La medida generó un caos conceptual y logístico. ¿Qué define a una película como “extranjera”? ¿El origen del capital, la locación del rodaje, la nacionalidad del equipo? Producciones icónicas de estudios estadounidenses como `Barbie` o `Deadpool & Wolverine`, filmadas en gran parte en el Reino Unido para aprovechar incentivos fiscales y equipos técnicos de renombre, quedarían en un limbo arancelario. La lógica de producción global, que por décadas permitió a Hollywood optimizar costos y acceder a talento diverso, se vio súbitamente criminalizada.
Las visiones sobre el arancel cinematográfico son tan divergentes como irreconciliables, revelando las fracturas profundas del debate.

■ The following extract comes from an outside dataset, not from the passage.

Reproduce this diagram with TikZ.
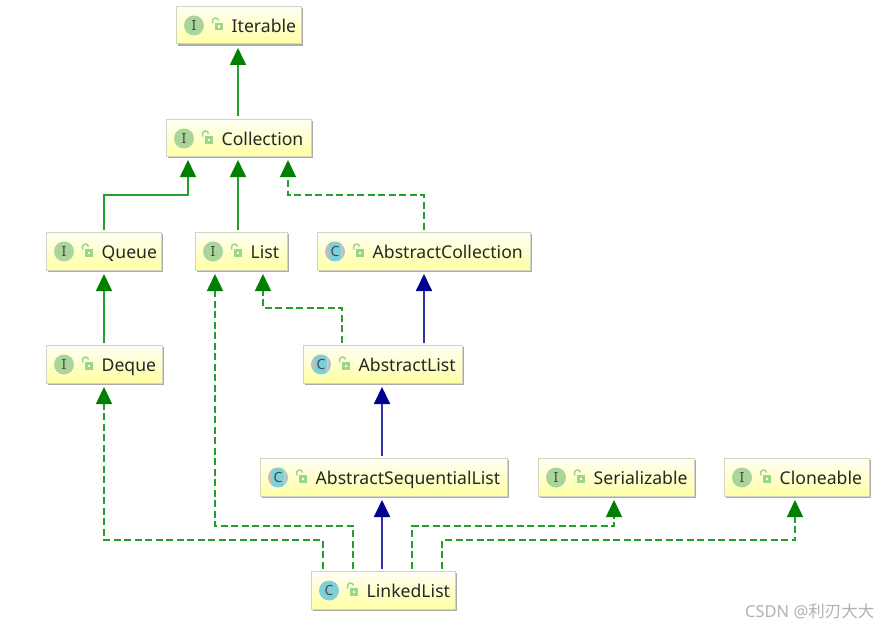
\documentclass[tikz,border=0pt]{standalone}
\usepackage{fontspec}
\setmainfont{Noto Sans}
\newfontfamily\cjkfont{Noto Sans CJK SC}
\usetikzlibrary{arrows.meta,calc,shadows}
\definecolor{inhgreen}{HTML}{008000}
\definecolor{linegreen}{HTML}{22A02A}
\definecolor{inhblue}{HTML}{000090}
\definecolor{lineblue}{HTML}{3030A8}
\definecolor{boxedge}{HTML}{D4D4C4}
\definecolor{ifacefill}{HTML}{A9D59A}
\definecolor{classfill}{HTML}{7FCFD8}
\definecolor{lockgreen}{HTML}{9AD68C}
\tikzset{
  x=1pt,y=-1pt,
  umlbox/.style={draw=boxedge,line width=1pt,top color=yellow!4!white,bottom color=yellow!36!white,
    inner sep=0pt,
    general shadow={shadow xshift=1.8pt,shadow yshift=-1.8pt,fill=black!33}},
  boxlabel/.style={anchor=base west,inner sep=0pt,font=\fontsize{17.6}{20}\selectfont,text=black!85},
  iconletter/.style={inner sep=0pt,font=\bfseries\fontsize{14}{14}\selectfont,text=black!72},
  ifaceicon/.style={circle,fill=ifacefill,minimum size=20pt,inner sep=0pt},
  classicon/.style={circle,fill=classfill,minimum size=20pt,inner sep=0pt},
  extgreen/.style={draw=linegreen,line width=1.7pt,shorten >=3.5pt,shorten <=2.5pt,arrows={-{Triangle[length=17pt,width=16pt,color=inhgreen]}}},
  impgreen/.style={extgreen,line width=1.5pt,dash pattern=on 7pt off 3.5pt},
  extblue/.style={draw=lineblue,line width=1.8pt,shorten >=3.5pt,shorten <=2.5pt,arrows={-{Triangle[length=17pt,width=16pt,color=inhblue]}}},
}
\newcommand{\lockicon}{%
  \draw[lockgreen,line width=1.5pt] (-4.5,0) -- (-4.5,-2.5) arc[start angle=180,end angle=10,radius=3pt];
  \fill[lockgreen] (-2.5,-0.5) rectangle (6,7);
  \fill[yellow!14!white] (0.5,2) rectangle (3.2,4.5);
}
% #1 name #2 x1 #3 y1 #4 x2 #5 y2 #6 kind(I/C/A) #7 label
\newcommand{\umlclass}[7]{%
  \node[umlbox,minimum width=#4pt-#2pt-1.5pt,minimum height=#5pt-#3pt-1.5pt,anchor=north west] (#1) at (#2,#3) {};
  \begin{scope}[shift={(#2,#3)}]
  \ifx#6A
    \node[circle,fill=black!25,minimum size=20pt,inner sep=0pt] (#1icon) at (18,19.5) {};
    \fill[yellow!18!white] (11.5,8) rectangle (24.5,31);
    \begin{scope}
      \clip (11.5,8) rectangle (24.5,31);
      \fill[classfill] (18,19.5) circle[radius=10pt];
    \end{scope}
    \node[iconletter] at (18,19.5) {C};
  \else\ifx#6C
    \node[classicon] (#1icon) at (18,19.5) {};
    \node[iconletter] at (#1icon) {C};
  \else
    \node[ifaceicon] (#1icon) at (18,19.5) {};
    \node[iconletter] at (#1icon) {I};
  \fi\fi
  \begin{scope}[shift={(41,17.5)}]\lockicon\end{scope}
  \node[boxlabel] (#1text) at (55.5,26.5) {#7};
  \end{scope}
}
\begin{document}
\begin{tikzpicture}
\useasboundingbox (0,0) rectangle (879,626);
\fill[white] (0,0) rectangle (879,626);
\umlclass{iterable}{176}{6}{302}{45}{I}{Iterable}
\umlclass{collection}{166}{119}{312}{157}{I}{Collection}
\umlclass{queue}{46}{232}{162}{271}{I}{Queue}
\umlclass{list}{195}{232}{288}{271}{I}{List}
\umlclass{abscoll}{317}{232}{531}{271}{A}{AbstractCollection}
\umlclass{deque}{46}{345}{163}{384}{I}{Deque}
\umlclass{abslist}{303}{345}{463}{384}{A}{AbstractList}
\umlclass{absseq}{260}{458}{508}{497}{A}{AbstractSequentialList}
\umlclass{serial}{538}{458}{695}{497}{I}{Serializable}
\umlclass{clone}{724}{458}{870}{497}{I}{Cloneable}
\umlclass{linked}{311}{571}{456}{610}{C}{LinkedList}
% connectors
\draw[extgreen] (238,0 |- collection.north) -- (238,0 |- iterable.south);
\draw[extgreen] (104,0 |- queue.north) -- (104,195) -- (188,195) -- (188,0 |- collection.south);
\draw[extgreen] (238,0 |- list.north) -- (238,0 |- collection.south);
\draw[impgreen] (424,0 |- abscoll.north) -- (424,195) -- (288,195) -- (288,0 |- collection.south);
\draw[extgreen] (104,0 |- deque.north) -- (104,0 |- queue.south);
\draw[impgreen] (342,0 |- abslist.north) -- (342,308) -- (263,308) -- (263,0 |- list.south);
\draw[extblue] (424,0 |- abslist.north) -- (424,0 |- abscoll.south);
\draw[extblue] (382,0 |- absseq.north) -- (382,0 |- abslist.south);
\draw[extblue] (382,0 |- linked.north) -- (382,0 |- absseq.south);
\draw[impgreen] (323,0 |- linked.north) -- (323,540) -- (104,540) -- (104,0 |- deque.south);
\draw[impgreen] (353,0 |- linked.north) -- (353,526) -- (215,526) -- (215,0 |- list.south);
\draw[impgreen] (412,0 |- linked.north) -- (412,526) -- (614,526) -- (614,0 |- serial.south);
\draw[impgreen] (442,0 |- linked.north) -- (442,540) -- (795,540) -- (795,0 |- clone.south);
\node[anchor=base west,inner sep=0pt,text=black!30,font=\fontsize{16.5}{18}\selectfont] (mark) at (745,617) {CSDN @{\cjkfont 利刃大大}};
\end{tikzpicture}
\end{document}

El arancel no nace en el vacío. Responde a un fenómeno conocido por décadas en la industria como “runaway production” (producción fugitiva), término acuñado por los sindicatos estadounidenses para describir la tendencia de los estudios a filmar fuera de California, y luego fuera del país, en busca de costos más bajos. Lo que antes era una disputa laboral y económica interna, ahora es elevado por la administración Trump a una cuestión de seguridad nacional, utilizando un instrumento de política exterior —el arancel— para resolver una dinámica de mercado compleja y globalizada.
Hoy, la industria cinematográfica se encuentra en un estado de parálisis estratégica. Las batallas legales dentro de Estados Unidos continúan su curso. A nivel internacional, la diplomacia de la contención parece imponerse a la confrontación directa. Los estudios, mientras tanto, reevalúan sus planes de producción, explorando alternativas como la India o renegociando con sus socios internacionales. El proyector de la globalización cinematográfica no se ha apagado, pero la imagen que proyecta es incierta y fragmentada. El arancel ha roto el viejo modelo, y el guion del nuevo aún está por escribirse.